• Stored data:
▼

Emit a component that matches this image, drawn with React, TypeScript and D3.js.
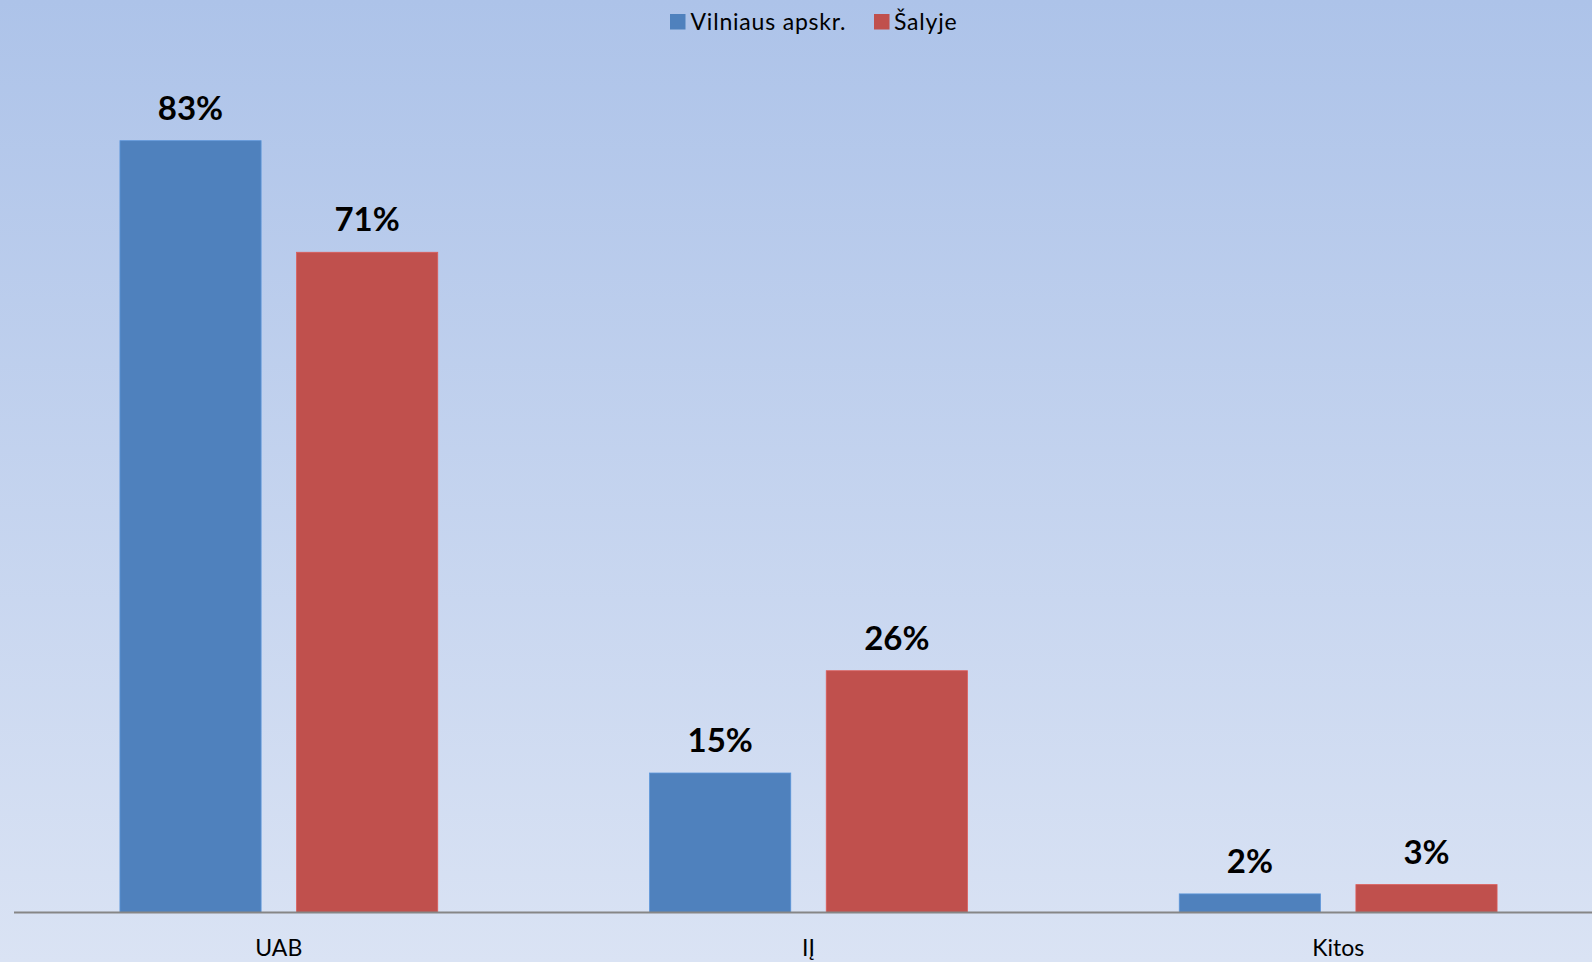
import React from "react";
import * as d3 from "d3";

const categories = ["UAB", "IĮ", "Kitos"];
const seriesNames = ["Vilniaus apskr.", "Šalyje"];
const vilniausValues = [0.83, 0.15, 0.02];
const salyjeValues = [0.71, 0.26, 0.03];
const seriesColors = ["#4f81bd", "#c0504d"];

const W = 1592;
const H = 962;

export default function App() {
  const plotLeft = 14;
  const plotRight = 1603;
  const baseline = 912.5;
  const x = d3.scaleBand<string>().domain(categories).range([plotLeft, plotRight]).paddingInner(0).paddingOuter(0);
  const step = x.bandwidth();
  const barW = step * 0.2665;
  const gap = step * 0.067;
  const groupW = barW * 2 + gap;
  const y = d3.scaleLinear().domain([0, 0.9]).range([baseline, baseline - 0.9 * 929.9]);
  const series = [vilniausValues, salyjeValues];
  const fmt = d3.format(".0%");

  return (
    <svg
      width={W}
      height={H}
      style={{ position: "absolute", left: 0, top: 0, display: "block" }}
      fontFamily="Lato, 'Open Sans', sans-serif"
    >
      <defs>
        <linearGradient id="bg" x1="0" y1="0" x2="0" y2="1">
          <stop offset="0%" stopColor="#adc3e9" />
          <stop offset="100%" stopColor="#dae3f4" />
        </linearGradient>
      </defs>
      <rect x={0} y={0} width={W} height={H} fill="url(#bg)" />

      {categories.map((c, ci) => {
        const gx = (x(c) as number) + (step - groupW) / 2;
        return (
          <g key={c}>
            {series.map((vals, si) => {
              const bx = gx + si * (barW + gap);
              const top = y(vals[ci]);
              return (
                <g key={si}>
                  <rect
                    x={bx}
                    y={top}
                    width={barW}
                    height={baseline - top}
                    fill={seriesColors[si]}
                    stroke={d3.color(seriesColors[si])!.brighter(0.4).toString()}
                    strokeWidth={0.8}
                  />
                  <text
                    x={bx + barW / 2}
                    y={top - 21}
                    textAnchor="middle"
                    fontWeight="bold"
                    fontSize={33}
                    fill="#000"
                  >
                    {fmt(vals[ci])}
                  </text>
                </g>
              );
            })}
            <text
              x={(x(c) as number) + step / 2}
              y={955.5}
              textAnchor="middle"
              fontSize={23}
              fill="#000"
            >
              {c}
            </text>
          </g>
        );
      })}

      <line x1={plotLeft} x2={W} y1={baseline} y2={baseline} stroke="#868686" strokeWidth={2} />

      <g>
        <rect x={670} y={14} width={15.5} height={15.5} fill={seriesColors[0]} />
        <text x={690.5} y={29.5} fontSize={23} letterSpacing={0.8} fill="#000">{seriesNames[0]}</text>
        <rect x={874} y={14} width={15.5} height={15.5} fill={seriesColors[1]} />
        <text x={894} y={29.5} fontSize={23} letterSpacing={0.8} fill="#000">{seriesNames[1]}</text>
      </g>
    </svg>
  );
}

▲

Every line of the data should be copied as it stands, without the images.

• Finished answer:
Emit a component that matches this image, drawn with React, TypeScript and D3.js.
import React from "react";
import * as d3 from "d3";

const categories = ["UAB", "IĮ", "Kitos"];
const seriesNames = ["Vilniaus apskr.", "Šalyje"];
const vilniausValues = [0.83, 0.15, 0.02];
const salyjeValues = [0.71, 0.26, 0.03];
const seriesColors = ["#4f81bd", "#c0504d"];

const W = 1592;
const H = 962;

export default function App() {
  const plotLeft = 14;
  const plotRight = 1603;
  const baseline = 912.5;
  const x = d3.scaleBand<string>().domain(categories).range([plotLeft, plotRight]).paddingInner(0).paddingOuter(0);
  const step = x.bandwidth();
  const barW = step * 0.2665;
  const gap = step * 0.067;
  const groupW = barW * 2 + gap;
  const y = d3.scaleLinear().domain([0, 0.9]).range([baseline, baseline - 0.9 * 929.9]);
  const series = [vilniausValues, salyjeValues];
  const fmt = d3.format(".0%");

  return (
    <svg
      width={W}
      height={H}
      style={{ position: "absolute", left: 0, top: 0, display: "block" }}
      fontFamily="Lato, 'Open Sans', sans-serif"
    >
      <defs>
        <linearGradient id="bg" x1="0" y1="0" x2="0" y2="1">
          <stop offset="0%" stopColor="#adc3e9" />
          <stop offset="100%" stopColor="#dae3f4" />
        </linearGradient>
      </defs>
      <rect x={0} y={0} width={W} height={H} fill="url(#bg)" />

      {categories.map((c, ci) => {
        const gx = (x(c) as number) + (step - groupW) / 2;
        return (
          <g key={c}>
            {series.map((vals, si) => {
              const bx = gx + si * (barW + gap);
              const top = y(vals[ci]);
              return (
                <g key={si}>
                  <rect
                    x={bx}
                    y={top}
                    width={barW}
                    height={baseline - top}
                    fill={seriesColors[si]}
                    stroke={d3.color(seriesColors[si])!.brighter(0.4).toString()}
                    strokeWidth={0.8}
                  />
                  <text
                    x={bx + barW / 2}
                    y={top - 21}
                    textAnchor="middle"
                    fontWeight="bold"
                    fontSize={33}
                    fill="#000"
                  >
                    {fmt(vals[ci])}
                  </text>
                </g>
              );
            })}
            <text
              x={(x(c) as number) + step / 2}
              y={955.5}
              textAnchor="middle"
              fontSize={23}
              fill="#000"
            >
              {c}
            </text>
          </g>
        );
      })}

      <line x1={plotLeft} x2={W} y1={baseline} y2={baseline} stroke="#868686" strokeWidth={2} />

      <g>
        <rect x={670} y={14} width={15.5} height={15.5} fill={seriesColors[0]} />
        <text x={690.5} y={29.5} fontSize={23} letterSpacing={0.8} fill="#000">{seriesNames[0]}</text>
        <rect x={874} y={14} width={15.5} height={15.5} fill={seriesColors[1]} />
        <text x={894} y={29.5} fontSize={23} letterSpacing={0.8} fill="#000">{seriesNames[1]}</text>
      </g>
    </svg>
  );
}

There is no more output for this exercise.